Et en tout cas, la polémique sur la nationalité française du président Rajoelina semble avoir fait pschitt ?
Tout à fait. Je crois qu’il y a certainement d’autres personnes de la classe politique malgache qui sont également françaises, qui sont également des hommes politiques connus. Donc, ça n’a rien d’une étrangeté ou d’une trahison. Le jugement sur la « malgachité » se fait non pas sur le passeport mais sur le faciès.
Est-ce que les ex-présidents Marc Ravalomanana et Hery Rajaonarimampianina ont donné la priorité aux attaques personnelles par rapport à la défense d’un nouveau programme économique ?

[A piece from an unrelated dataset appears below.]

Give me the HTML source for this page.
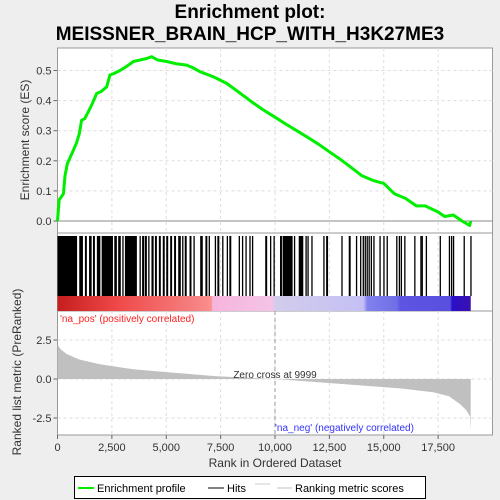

Oui, c’est indéniable. On a beaucoup plus attaqué le président Andry Rajoelina sur justement sa nationalité française, sur sa proximité avec le milliardaire Maminiaina Ravatomanga, mais sans s’attaquer à la véritable faillite économique avec la destruction de la filière de la vanille, l’absence de devises, une inflation qui maintenant a pris un rythme qui menace une bonne partie de la population, la destruction du réseau routier... La liste est interminable. Alors est-ce qu’ils ont renoncé à faire ce palmarès ? En tout cas, c’est une analyse qui permet au président de recommencer un nouveau mandat avec des promesses nouvelles sans qu’on lui demande de comptes sur ce qu’il a réalisé auparavant. Et ce que signe un petit peu la réélection aux forceps d’Andry Rajoelina, c’est un aveu de faiblesse de sa part et finalement, à mon avis, une relative décomposition du pouvoir central, malgré les muscles que ses militaires essaient de montrer à chaque fois qu’il y a une contestation dans la rue.